When my daughter was about six, we did a little experiment where we buried plastic cups up to the brim in different parts of the yard and checked them nightly to see what kinds of insects had fallen in and gotten trapped. We counted and categorized them and then released them. It was pretty cool for her and we were all kind of amazed at the variety of bugs around us all the time.
posted by Pater Aletheias at 3:22 PM on January 9, 2018 [3 favorites]


Probably best to save for when they're a little older, I've done this with 8-10 year olds, but hydrochloric acid (sold as muriatic acid, as a concrete cleaner and pool Ph balancer) is a lot of fun.
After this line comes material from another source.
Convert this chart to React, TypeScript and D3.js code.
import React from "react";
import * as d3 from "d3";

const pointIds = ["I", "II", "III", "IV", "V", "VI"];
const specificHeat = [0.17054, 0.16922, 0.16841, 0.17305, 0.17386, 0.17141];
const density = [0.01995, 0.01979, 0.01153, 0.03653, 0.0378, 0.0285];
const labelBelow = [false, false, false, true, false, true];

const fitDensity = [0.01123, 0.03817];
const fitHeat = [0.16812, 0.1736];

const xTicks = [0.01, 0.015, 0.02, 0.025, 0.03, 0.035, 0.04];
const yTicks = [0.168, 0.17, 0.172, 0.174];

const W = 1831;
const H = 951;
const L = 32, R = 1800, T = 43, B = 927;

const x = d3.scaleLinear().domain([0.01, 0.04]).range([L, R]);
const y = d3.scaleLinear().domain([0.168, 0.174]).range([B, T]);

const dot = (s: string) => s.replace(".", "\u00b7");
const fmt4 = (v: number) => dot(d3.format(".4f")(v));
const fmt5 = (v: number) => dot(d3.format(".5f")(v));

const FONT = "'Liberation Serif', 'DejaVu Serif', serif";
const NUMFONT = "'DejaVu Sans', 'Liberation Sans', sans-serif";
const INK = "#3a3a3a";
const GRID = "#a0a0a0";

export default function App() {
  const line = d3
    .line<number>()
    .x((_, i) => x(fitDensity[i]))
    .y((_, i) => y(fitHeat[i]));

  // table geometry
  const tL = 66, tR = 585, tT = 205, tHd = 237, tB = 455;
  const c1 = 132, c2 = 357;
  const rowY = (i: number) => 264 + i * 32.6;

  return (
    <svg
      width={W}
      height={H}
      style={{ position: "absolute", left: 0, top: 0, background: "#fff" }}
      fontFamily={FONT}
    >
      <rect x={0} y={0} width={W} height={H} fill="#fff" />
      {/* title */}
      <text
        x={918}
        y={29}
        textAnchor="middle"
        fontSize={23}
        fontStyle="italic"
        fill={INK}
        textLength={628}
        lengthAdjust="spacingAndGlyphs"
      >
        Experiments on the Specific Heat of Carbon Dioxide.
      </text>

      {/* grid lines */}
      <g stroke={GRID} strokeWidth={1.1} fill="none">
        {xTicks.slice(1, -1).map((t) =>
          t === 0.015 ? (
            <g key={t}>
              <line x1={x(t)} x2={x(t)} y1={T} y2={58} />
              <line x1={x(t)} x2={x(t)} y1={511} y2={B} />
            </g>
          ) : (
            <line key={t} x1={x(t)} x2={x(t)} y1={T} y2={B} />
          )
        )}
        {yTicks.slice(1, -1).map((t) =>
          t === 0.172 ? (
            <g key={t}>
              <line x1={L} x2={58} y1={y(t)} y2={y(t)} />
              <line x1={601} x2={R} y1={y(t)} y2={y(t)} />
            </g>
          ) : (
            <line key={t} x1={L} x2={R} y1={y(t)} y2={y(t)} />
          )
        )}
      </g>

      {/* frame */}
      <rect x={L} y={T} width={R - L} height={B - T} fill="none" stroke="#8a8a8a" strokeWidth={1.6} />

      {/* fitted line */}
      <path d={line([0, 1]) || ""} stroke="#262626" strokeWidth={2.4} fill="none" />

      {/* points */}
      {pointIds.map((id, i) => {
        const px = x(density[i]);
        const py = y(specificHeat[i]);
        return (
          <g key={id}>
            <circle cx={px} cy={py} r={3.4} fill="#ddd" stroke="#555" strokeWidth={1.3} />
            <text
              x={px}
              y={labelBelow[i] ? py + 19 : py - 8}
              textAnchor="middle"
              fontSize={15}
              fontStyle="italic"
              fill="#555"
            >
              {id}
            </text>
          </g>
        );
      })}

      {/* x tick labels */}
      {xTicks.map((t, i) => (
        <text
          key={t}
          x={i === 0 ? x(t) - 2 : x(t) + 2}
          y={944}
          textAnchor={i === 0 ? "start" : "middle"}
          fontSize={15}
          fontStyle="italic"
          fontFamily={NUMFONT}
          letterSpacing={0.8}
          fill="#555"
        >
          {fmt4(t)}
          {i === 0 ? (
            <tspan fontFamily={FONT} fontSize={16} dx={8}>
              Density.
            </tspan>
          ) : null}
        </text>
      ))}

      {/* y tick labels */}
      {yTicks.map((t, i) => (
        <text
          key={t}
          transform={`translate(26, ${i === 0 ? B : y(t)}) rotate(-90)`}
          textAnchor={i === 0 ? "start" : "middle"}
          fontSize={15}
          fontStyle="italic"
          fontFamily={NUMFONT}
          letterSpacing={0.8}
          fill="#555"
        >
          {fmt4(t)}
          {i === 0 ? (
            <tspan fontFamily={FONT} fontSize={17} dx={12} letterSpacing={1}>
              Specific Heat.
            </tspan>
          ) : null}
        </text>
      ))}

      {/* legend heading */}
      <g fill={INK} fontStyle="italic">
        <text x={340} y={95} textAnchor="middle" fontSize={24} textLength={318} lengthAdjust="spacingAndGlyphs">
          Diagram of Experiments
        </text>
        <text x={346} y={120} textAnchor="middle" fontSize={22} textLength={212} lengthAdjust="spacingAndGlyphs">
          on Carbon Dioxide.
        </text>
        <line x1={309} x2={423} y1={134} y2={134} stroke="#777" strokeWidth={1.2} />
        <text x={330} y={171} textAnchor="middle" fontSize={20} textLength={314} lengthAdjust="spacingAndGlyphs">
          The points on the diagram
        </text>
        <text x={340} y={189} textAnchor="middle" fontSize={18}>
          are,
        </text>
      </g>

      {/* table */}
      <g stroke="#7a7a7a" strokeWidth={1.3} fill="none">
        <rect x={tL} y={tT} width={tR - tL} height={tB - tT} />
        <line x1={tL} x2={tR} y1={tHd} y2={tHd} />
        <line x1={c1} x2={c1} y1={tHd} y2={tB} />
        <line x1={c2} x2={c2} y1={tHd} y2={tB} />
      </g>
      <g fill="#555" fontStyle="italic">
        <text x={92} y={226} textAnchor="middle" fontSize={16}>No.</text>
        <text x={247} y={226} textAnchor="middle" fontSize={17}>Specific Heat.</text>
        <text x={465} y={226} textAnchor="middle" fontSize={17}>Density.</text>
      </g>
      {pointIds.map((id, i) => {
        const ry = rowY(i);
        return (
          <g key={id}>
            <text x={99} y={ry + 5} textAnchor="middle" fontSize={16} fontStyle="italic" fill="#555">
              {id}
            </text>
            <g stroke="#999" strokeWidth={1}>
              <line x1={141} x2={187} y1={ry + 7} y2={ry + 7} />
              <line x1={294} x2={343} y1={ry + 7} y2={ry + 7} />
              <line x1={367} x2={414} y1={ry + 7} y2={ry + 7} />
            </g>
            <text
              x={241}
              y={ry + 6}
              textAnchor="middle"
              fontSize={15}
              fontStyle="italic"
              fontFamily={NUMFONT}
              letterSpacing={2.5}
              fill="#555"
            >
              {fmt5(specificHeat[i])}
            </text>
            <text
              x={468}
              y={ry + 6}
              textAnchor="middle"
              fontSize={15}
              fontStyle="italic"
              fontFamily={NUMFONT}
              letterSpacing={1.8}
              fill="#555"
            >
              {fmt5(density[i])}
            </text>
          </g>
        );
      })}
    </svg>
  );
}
The difference between older (solid copper) pennies and modern (copper covered zinc) pennies is fun to illustrate, and using aluminum foil and hydrochloric acid to get hydrogen (use a wine bottle, tie a balloon over the top of the wine bottle) is pretty cool.

The hydrogen demonstration both lets you experiment with density (it wants to rise!), and if you tie the balloon to a 10' length of PVC and wave it over a candle or lit blowtorch gives a convincing "boom" and flame.
posted by straw at 3:34 PM on January 9, 2018


Oh yeah, quince's mention of the monarch butterfly life cycle reminded me how much my daughter and I learned from raising caterpillars. (Lots of caterpillars! There were times we had 20 different types in containers in our kitchen.) There's a lot to learn besides just the basics of the life cycle. For instance, it's a great opportunity to talk about predation and ways to avoid it (camouflage, spines and warning coloration, being active only at night, etc.) Did you know that there are way more moth caterpillars than butterfly caterpillars out there? Do you know the difference between pupa, cocoon, and chrysalis? Did you know there are wingless moths? Did you know female caterpillars tend to grow larger than males?

You can also try putting out sugar bait for moths.
posted by Redstart at 5:43 PM on January 9, 2018


And if you talk about heat, you can talk about how some materials conduct heat better than others. Have your kid go around the house touching things and noticing which ones feel cold. Or put some things out in the sun or next to a heater and see which ones get warmest. Metal feels colder to the touch than wood because it conducts heat better, so your fingers lose heat quickly when they touch it.
posted by Redstart at 5:49 PM on January 9, 2018 [1 favorite]


In 2nd grade science class we had microscopes shared at our desks, and a few other things. The teacher said to pretend we were an alien scientist, and we had picked up a leaf for the first time to study. What observations can we make about it?
He passed around the leaf, and a paper where each of us was to add one thing we observed about the leaf.
No one put down that it was green.
No one put down the weight.
This made a big impression on me about paying attention to the basics.
posted by Sophont at 7:14 PM on January 9, 2018


My kids (6, 8 and 10) were gifted a MEL Science subscription this xmas. The first one hasn't arrived yet, but we are psyched to see what we get!
posted by wwartorff at 7:23 PM on January 9, 2018


Fill a ziplock bag with water and then pierce it with pencils and it won't leak. I don't know why -- you'll have to google that.

Another one is the egg being sucked into a bottle when you light a match inside. Something about atmospheric pressure. Again, you'll need to google it because I don't remember the actual lesson.